- [What you are asked to do] Transcribe the whole listing without a single picture.

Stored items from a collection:
↓

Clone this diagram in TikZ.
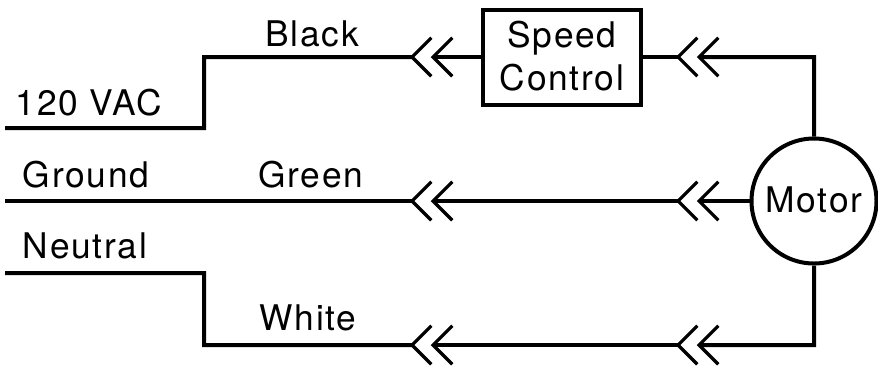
\documentclass[tikz,border=0pt]{standalone}
\usepackage{fontspec}
\setmainfont[LetterSpace=5]{TeX Gyre Heros}
\tikzset{
 wire/.style={line width=3pt,line cap=butt,line join=miter},
 lbl/.style={font=\fontsize{26.5pt}{30pt}\selectfont,inner sep=0pt,anchor=base},
 chev/.pic={\draw[wire,line width=2.4pt] (14.5,-14.5) -- (0,0) -- (14.5,14.5);},
}
\begin{document}
\begin{tikzpicture}[x=1pt,y=-1pt,scale=0.75]
\useasboundingbox (0,0) rectangle (878,365);
\node[draw,line width=3pt,minimum width=158pt*0.75,minimum height=95pt*0.75,inner sep=0pt] (sc) at (562,57) {};
\node[draw,circle,line width=3pt,minimum size=125pt*0.75,inner sep=0pt] (motor) at (814,201) {};
\node[lbl] (t1) at (562,47) {Speed};
\node[lbl] (t2) at (562,90) {Control};
\node[lbl] (t3) at (814,212) {Motor};
\node[lbl] (a) at (89,115) {120 VAC};
\node[lbl] (b) at (312,46) {Black};
\node[lbl] (c) at (86,187) {Ground};
\node[lbl] (d) at (311,187) {Green};
\node[lbl] (e) at (85,258) {Neutral};
\node[lbl] (f) at (308,330) {White};
\coordinate (l1) at (5,128);
\coordinate (l2) at (5,201);
\coordinate (l3) at (5,273);
\foreach \n/\xa/\xb/\y in {a/412/433/57,b/678/699/57,c/412/433/201,d/678/699/201,e/412/433/345,f/678/699/345}{
 \coordinate (\n1) at (\xa,\y);
 \coordinate (\n2) at (\xb,\y);
 \pic at (\n1) {chev};
 \pic at (\n2) {chev};
}
\draw[wire] (l1) -| (204,57) -- (a1);
\draw[wire] (a2) -- (sc.west);
\draw[wire] (sc.east) -- (b1);
\draw[wire] (b2) -- (814,57) -- (motor.north);
\draw[wire] (l2) -- (c1);
\draw[wire] (c2) -- (d1);
\draw[wire] (d2) -- (motor.west);
\draw[wire] (l3) -- (204,273) |- (e1);
\draw[wire] (e2) -- (f1);
\draw[wire] (f2) -- (814,345) -- (motor.south);
\end{tikzpicture}
\end{document}
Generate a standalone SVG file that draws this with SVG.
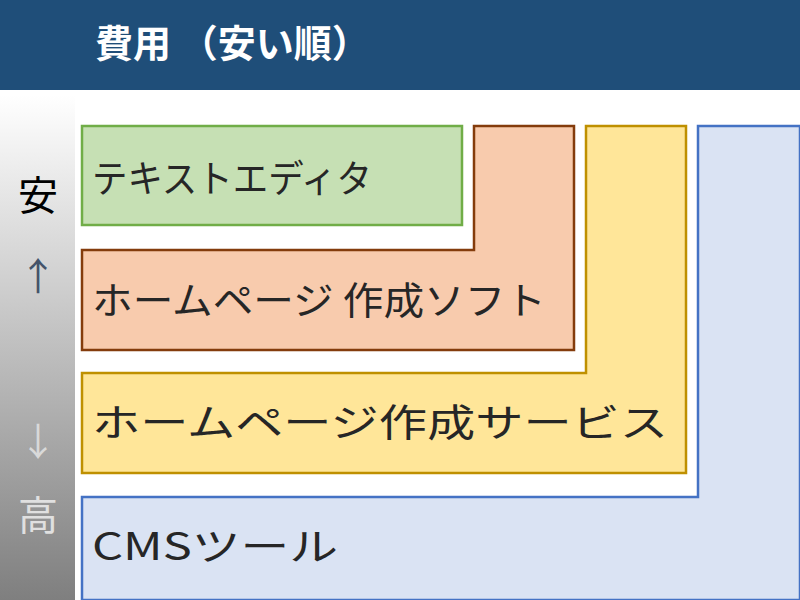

↑

- [Exercise solution]
Clone this diagram in TikZ.
\documentclass[tikz,border=0pt]{standalone}
\usepackage{fontspec}
\setmainfont[LetterSpace=5]{TeX Gyre Heros}
\tikzset{
 wire/.style={line width=3pt,line cap=butt,line join=miter},
 lbl/.style={font=\fontsize{26.5pt}{30pt}\selectfont,inner sep=0pt,anchor=base},
 chev/.pic={\draw[wire,line width=2.4pt] (14.5,-14.5) -- (0,0) -- (14.5,14.5);},
}
\begin{document}
\begin{tikzpicture}[x=1pt,y=-1pt,scale=0.75]
\useasboundingbox (0,0) rectangle (878,365);
\node[draw,line width=3pt,minimum width=158pt*0.75,minimum height=95pt*0.75,inner sep=0pt] (sc) at (562,57) {};
\node[draw,circle,line width=3pt,minimum size=125pt*0.75,inner sep=0pt] (motor) at (814,201) {};
\node[lbl] (t1) at (562,47) {Speed};
\node[lbl] (t2) at (562,90) {Control};
\node[lbl] (t3) at (814,212) {Motor};
\node[lbl] (a) at (89,115) {120 VAC};
\node[lbl] (b) at (312,46) {Black};
\node[lbl] (c) at (86,187) {Ground};
\node[lbl] (d) at (311,187) {Green};
\node[lbl] (e) at (85,258) {Neutral};
\node[lbl] (f) at (308,330) {White};
\coordinate (l1) at (5,128);
\coordinate (l2) at (5,201);
\coordinate (l3) at (5,273);
\foreach \n/\xa/\xb/\y in {a/412/433/57,b/678/699/57,c/412/433/201,d/678/699/201,e/412/433/345,f/678/699/345}{
 \coordinate (\n1) at (\xa,\y);
 \coordinate (\n2) at (\xb,\y);
 \pic at (\n1) {chev};
 \pic at (\n2) {chev};
}
\draw[wire] (l1) -| (204,57) -- (a1);
\draw[wire] (a2) -- (sc.west);
\draw[wire] (sc.east) -- (b1);
\draw[wire] (b2) -- (814,57) -- (motor.north);
\draw[wire] (l2) -- (c1);
\draw[wire] (c2) -- (d1);
\draw[wire] (d2) -- (motor.west);
\draw[wire] (l3) -- (204,273) |- (e1);
\draw[wire] (e2) -- (f1);
\draw[wire] (f2) -- (814,345) -- (motor.south);
\end{tikzpicture}
\end{document}
Generate a standalone SVG file that draws this with SVG.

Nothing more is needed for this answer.